For pprAI, the idea is similar but taking more steps. perceptive, predictive, and reactive steps could be done in one big step, but beforehand, the required query should be done. Afterwards, the updating part as we did in simpleAI would be the same in pprAI.

Hopefully, I can finish simpleAI this week, and march to modify pprAI next week. I will keep the blog updated.

Putting database in the GPU side

For the data store in the GridDatabase2D which is pointed by a SpatialDatabaseItemPtr *, _basePtr, in order to put the data in the GPU side, I made _basePtr a SpatialDatabaseItemPtr **. First, _basePtr will be modified by cudaMalloc, pointing to a memory address in GPU side, then, by launching a kernel, I will use new in the CUDA side to assign a chunk of memory in GPU to the pointer pointed by _basePtr. And the _cells member in GridDatabase2D is treated in this way as well.

The reason I do things in this way is because in the kernel, only addresses in GPU side can be accessed, therefore another indirect pointer is required.

For the reason above, all agents and obstacles have to be allocated in this way. So most of the interfaces in the original program will be modified.

Currently, I successfully assign the memory blocks for _basePtr, _cells, and obstacles. But for agents, I always encounter a kernel error when I was trying to launch them. I will keep looking into it. Hopefully, it can be resolved soon then I can run the whole program.

Saturday, March 31, 2012

Issues with port steersuite to CUDA and some possible solutions

I have been trying to port SteerSuite code to CUDA for about an week. The largest obstacle with this is the inter-class referred the data structure.

In the class GridDatabase2D, the pointer _basePtr points to the overall database which stores every single item we need to draw and move, and the pointer _cells points to a GridCell array which stores the pointers of all the items according to those items' location.

But in the class SimulationEngine, there is a list of agent pointers and a list of obstacle pointers, which are the basic items in the whole database. And the updates are done via the list of agent pointers. In agent module, there is global pointer pointing to the GridDatabase2D, so each agent can update the database.

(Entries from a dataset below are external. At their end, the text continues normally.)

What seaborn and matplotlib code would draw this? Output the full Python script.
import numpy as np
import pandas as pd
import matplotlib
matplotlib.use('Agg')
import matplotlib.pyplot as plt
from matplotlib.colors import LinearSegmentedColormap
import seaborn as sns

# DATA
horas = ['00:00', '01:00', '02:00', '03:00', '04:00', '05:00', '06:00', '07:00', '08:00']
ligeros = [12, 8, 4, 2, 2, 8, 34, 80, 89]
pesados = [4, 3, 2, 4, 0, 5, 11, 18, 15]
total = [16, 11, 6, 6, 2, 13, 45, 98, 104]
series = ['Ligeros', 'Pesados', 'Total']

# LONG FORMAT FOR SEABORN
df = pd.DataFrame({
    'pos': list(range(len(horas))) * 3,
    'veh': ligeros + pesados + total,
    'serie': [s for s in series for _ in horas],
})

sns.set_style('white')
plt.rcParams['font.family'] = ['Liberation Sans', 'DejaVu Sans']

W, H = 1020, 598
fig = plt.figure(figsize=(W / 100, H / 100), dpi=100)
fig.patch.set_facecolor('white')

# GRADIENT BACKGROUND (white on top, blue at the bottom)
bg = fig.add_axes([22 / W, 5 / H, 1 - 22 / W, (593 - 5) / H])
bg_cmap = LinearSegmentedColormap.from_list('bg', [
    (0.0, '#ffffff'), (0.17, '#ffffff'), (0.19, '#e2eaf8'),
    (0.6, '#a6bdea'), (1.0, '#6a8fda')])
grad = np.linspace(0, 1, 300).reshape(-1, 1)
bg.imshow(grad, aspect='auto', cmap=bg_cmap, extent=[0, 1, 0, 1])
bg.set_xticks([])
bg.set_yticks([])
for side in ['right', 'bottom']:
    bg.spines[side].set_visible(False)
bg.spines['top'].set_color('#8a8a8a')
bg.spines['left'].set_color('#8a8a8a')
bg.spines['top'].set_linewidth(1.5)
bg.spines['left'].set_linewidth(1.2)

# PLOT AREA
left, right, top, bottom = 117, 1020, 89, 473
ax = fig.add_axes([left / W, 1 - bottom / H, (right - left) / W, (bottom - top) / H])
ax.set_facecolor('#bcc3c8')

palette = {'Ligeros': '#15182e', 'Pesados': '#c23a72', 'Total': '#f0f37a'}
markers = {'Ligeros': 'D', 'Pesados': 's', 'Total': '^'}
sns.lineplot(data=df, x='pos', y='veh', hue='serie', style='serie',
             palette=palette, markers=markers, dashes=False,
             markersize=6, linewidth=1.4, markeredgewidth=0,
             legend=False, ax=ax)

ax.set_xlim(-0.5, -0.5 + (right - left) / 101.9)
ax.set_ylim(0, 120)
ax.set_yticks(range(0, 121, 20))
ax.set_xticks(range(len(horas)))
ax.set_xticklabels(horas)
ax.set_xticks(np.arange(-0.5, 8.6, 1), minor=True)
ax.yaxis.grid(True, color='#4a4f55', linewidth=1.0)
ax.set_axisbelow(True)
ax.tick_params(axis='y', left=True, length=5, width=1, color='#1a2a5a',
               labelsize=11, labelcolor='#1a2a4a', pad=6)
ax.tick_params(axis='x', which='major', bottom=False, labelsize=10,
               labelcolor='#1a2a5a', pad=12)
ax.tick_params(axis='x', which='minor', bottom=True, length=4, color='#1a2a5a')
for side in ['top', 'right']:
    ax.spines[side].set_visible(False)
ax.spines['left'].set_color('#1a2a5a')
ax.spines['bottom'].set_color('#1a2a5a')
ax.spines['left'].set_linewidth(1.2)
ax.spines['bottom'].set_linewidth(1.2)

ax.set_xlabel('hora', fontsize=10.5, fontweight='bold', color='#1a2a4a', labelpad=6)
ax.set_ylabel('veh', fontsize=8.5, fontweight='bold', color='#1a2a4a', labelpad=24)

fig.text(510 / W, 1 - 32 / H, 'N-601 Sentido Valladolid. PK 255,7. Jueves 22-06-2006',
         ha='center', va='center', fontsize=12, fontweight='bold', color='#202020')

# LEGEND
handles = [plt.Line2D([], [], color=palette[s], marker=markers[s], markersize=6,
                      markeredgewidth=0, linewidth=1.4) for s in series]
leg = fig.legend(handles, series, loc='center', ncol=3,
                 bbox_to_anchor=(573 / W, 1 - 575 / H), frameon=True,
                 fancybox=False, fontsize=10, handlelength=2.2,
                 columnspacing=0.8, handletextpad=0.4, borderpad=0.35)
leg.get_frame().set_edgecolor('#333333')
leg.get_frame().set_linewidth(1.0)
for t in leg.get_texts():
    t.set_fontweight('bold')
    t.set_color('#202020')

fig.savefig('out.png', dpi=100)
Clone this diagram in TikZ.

Adding items, either Agent or Obstacle, is kinda different. In TestCasePlayerModule, test case file is read here and parsed, then obstacles and agents are added in to _obstacles and _agents respectively. But agents are added into the database in a different way from the obstacles, via createAgent method in SimulationEngine by resetting each agent.

The interplay among those classes complicate the porting work, so I am planning not to reuse the updateAI code directly but to copy the underlying data, _basePtr and _cell out, process them in the GPU, and copy back afterwards. The workload is quite a lot, but this seems to be the only way unless I can get a better graphic card which supports CUDA with compute compatibility 2.x. Then I can reuse the C++ code directly, if CUDA can fully support the C++ features used in the SteerSuite.

Wednesday, March 28, 2012

SteerSuite underlying data structure analysis

Before porting the SteerSuite to CUDA code, I have to fully understand how SteerSuite works.

From, you can download the code.

There are seven projects in the SteerSuite solution, pprAI, simpleAI, steerlib, steersim, steerbench, steertool, and glfw. Most of the work will rely on the first three projects which includes the underlying data structure storing agents and obstacles, and how each agent move with the help of the AI.

First of all, all the data are stored in the GridDatabase2D class, in the form of an array of SpatialDatabaseItemPtr. And each item can either be an agent or an obstacle, depending on the initial options. Beside this array, another array of GridCell stores the identical database, but only the pointers to the original data. The whole geometry is divided into this array of GridCell, and if agents and obstacles are close enough, their pointers will be store in a GridCell.

Every time, each agent is updated by using corresponding AIs, either simpleAI or pprAI. First step, each agent will read its neighborhood information from the whole database, then do the corresponding computation, at last, the new position will be written back to the agent, and the content of GridCell will be changed as well as the position changes of the agents.

By examining the simpleAI, pprAI, and steerlib projects, there are six subclasses of SpatialDatabaseItem, i.e. SimpleAgent, PPRAgent, BoxObstacle, CircleObstacle, and OrientedBoxObstacle. Now I will only take care of SimpleAgent.

In SimpleAgent, there are _position, _velocity, _forward, _enabled, _radius, and _goalQueue as the class members. Because some of them uses self-defined data like Util::Point, Util::Vector and standard template library like std::queue<SteerLib::AgentGoalInfo>, I have to use float3 and array instead.

The basic routine will be that first copying data from host to device, then updating each agent in parallel at device side, finally copying the modified data back.

If this method does not work well, it may be worth trying rewrite database part completely in CUDA. Let us see.